- Task details
Stop after the line containing "const sumGain = [20, 20, 40, 40, 3.6];": print each line exactly from the first line of the listing up to that point.

- Information provided

----------------------------------------

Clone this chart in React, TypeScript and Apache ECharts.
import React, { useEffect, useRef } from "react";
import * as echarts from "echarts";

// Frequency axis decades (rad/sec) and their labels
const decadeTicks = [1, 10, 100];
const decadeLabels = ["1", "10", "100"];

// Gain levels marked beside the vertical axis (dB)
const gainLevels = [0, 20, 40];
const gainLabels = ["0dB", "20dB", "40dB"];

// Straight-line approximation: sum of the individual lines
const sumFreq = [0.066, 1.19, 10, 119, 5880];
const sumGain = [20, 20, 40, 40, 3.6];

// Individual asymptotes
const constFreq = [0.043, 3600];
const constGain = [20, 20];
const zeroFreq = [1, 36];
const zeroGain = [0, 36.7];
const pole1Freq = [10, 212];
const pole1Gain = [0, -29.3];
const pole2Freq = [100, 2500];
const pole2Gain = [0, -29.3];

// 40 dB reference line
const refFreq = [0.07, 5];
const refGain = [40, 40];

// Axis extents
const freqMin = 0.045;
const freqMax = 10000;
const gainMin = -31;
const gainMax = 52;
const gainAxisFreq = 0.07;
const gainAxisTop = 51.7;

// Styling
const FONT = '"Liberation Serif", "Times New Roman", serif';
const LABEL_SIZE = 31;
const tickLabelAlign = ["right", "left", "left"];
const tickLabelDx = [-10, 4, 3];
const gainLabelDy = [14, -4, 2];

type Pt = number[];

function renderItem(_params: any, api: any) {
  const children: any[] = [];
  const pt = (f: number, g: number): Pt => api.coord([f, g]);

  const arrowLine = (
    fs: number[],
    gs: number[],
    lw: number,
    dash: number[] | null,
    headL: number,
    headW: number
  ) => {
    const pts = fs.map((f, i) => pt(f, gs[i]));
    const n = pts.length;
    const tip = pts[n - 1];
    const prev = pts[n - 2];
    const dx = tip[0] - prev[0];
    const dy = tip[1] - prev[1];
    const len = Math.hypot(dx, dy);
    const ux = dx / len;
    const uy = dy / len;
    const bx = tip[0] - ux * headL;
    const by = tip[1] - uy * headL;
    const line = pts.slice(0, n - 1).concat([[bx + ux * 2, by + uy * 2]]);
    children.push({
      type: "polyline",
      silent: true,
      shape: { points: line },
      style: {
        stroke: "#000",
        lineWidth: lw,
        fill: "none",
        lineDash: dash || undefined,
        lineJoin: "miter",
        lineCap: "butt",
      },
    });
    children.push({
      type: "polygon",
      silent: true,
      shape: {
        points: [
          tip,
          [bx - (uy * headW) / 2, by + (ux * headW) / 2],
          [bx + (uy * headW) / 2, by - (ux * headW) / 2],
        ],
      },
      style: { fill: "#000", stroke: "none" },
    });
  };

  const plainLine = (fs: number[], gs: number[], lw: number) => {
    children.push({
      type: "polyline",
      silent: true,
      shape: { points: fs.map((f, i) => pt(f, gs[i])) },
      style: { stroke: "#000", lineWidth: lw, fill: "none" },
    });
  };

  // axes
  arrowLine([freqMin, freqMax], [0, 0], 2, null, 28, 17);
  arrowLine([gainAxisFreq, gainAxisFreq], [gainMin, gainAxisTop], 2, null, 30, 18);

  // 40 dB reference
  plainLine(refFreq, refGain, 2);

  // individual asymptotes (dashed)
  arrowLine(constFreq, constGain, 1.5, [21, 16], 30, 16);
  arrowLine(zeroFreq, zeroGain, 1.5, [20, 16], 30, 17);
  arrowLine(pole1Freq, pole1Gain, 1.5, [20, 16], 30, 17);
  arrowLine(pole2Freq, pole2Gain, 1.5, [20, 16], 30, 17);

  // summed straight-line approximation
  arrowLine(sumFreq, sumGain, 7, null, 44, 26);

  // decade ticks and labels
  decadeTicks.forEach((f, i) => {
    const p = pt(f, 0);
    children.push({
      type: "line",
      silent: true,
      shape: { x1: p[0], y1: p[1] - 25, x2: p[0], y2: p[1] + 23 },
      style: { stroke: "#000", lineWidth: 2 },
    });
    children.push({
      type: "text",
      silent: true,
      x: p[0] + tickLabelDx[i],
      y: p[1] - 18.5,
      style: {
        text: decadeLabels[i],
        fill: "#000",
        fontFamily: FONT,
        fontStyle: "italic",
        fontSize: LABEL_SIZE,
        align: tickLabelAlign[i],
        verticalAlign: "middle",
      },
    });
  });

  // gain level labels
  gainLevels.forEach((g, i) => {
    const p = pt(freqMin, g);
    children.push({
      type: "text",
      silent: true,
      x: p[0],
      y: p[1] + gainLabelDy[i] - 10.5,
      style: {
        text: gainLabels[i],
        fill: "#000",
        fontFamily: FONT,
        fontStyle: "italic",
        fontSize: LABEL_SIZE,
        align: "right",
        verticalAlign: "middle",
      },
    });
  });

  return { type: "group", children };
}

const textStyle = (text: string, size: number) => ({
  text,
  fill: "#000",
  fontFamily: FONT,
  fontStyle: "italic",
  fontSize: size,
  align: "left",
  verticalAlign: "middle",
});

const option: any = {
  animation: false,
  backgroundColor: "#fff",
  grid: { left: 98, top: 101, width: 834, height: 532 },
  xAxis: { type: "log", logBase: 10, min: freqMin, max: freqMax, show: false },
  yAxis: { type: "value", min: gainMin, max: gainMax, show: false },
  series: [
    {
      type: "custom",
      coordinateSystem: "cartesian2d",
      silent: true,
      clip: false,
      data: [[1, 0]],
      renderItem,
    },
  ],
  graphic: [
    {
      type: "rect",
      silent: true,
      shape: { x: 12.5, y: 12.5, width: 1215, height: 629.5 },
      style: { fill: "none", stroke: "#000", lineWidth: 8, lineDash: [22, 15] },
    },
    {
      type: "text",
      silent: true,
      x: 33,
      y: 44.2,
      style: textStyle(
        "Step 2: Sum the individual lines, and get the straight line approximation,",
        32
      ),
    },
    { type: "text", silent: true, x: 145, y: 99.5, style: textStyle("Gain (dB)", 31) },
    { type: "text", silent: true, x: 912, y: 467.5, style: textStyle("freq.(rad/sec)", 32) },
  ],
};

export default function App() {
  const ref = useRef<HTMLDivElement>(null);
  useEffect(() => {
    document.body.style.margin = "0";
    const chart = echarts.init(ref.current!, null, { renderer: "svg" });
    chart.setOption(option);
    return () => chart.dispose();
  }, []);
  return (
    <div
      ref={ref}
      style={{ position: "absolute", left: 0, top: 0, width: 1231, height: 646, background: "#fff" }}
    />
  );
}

----------------------------------------

- Expected answer
Clone this chart in React, TypeScript and Apache ECharts.
import React, { useEffect, useRef } from "react";
import * as echarts from "echarts";

// Frequency axis decades (rad/sec) and their labels
const decadeTicks = [1, 10, 100];
const decadeLabels = ["1", "10", "100"];

// Gain levels marked beside the vertical axis (dB)
const gainLevels = [0, 20, 40];
const gainLabels = ["0dB", "20dB", "40dB"];

// Straight-line approximation: sum of the individual lines
const sumFreq = [0.066, 1.19, 10, 119, 5880];
const sumGain = [20, 20, 40, 40, 3.6];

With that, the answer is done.